I wasn’t out of the courthouse 15 seconds before one of them was on me like a used car salesman. He explained that he had come here from Nevada, or maybe it was California, and that he believed that Tsarnaev was being framed as part of the American government’s plan to take our rights and our guns away.
I asked the guy if he had a gun. If he said yes, I was going to point him out to one of the nearby US marshals. Instead, spooked by my question, he meandered off to find some other sucker who might actually care about his crackpot theories.
The assembled wackos gathered outside the Joe Moakley courthouse were just a variation of the Westboro Baptist Church, the traveling sideshow of bigots from Kansas, or the more mundane, local idiots who wrapped themselves in the flag to protest a Worcester undertaker’s efforts to bury Tamerlan Tsarnaev, the other alleged Patriots Day bomber.
Tamerlan might have joined his little brother in court Wednesday, had not said little brother run him over in his hasty, albeit brief, flight from the law that Friday morning after the bombing.
During the morning recess of the Whitey Bulger trial, Tommy Donahue, whose father, Michael, is one of the 19 victims Whitey is charged with murdering, remarked on the odd symmetry of the day.
“The two biggest scumbags in recent Boston history are in the courthouse at the same time,” Donahue said. “Whitey and that little terrorist. Actually, come to think of it, Whitey was a terrorist, too.”
That’s true. There was a period, in the 1970s, 1980s, and into the 1990s, when Whitey terrorized the city, aided and abetted by the FBI, which allegedly allowed him to maim and murder with impunity because he was their informant.
Where were all the conspiracy theory nuts when there was an actual conspiracy to theorize about?
We still don’t know what the FBI knew about Tamerlan Tsarnaev and why they didn’t tell local cops, especially the cops in Cambridge, where the Tsarnaevs lived, so they could keep an eye on him.

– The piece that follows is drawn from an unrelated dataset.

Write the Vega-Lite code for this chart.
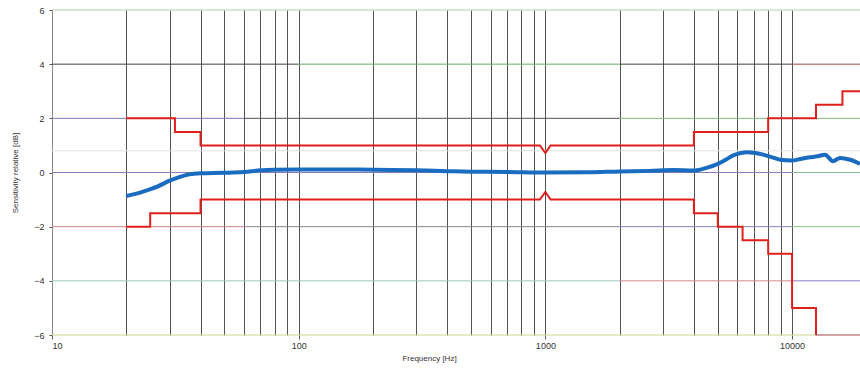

It’s government corruption like the FBI’s cynical protection of a vicious sociopath like Whitey, or the arrogance in not sharing information, that feeds the various conspiracies of the various screwballs who gathered to make a spectacle of themselves outside the courthouse, defending a 19-year-old sociopath who was so bored at his arraignment that he yawned at one point. It got worse: those screwballs actually got seats in the courtroom for the arraignment.
Is this a great country, or what?
In the hours before Tsarnaev’s arraignment, Coast Guard gunboats cruised the inner harbor, sharing the water with commuter ferries and tourist boats. The last time that happened was two years ago, when Whitey was arraigned at the same courthouse.
Whitey terrorized people to accumulate wealth and power.
Just why Dzhohkar Tsarnaev, stoner turned terrorist, placed a backpack with a bomb on a crowded Boylston Street sidewalk on Patriots Day is anybody’s guess. He attacked the country that gave his family sanctuary and every imaginable benefit and opportunity. He got scholarships American kids couldn’t get. He lived in Cambridge, the most welcoming community to immigrants in America.
Before he was pulled from that boat in the backyard in Watertown, he scribbled some juvenile manifesto about killing Americans because Americans were killing Muslims. It’s war, he argued. As if he has the first clue about war, smoking dope on scholarship at UMass Dartmouth.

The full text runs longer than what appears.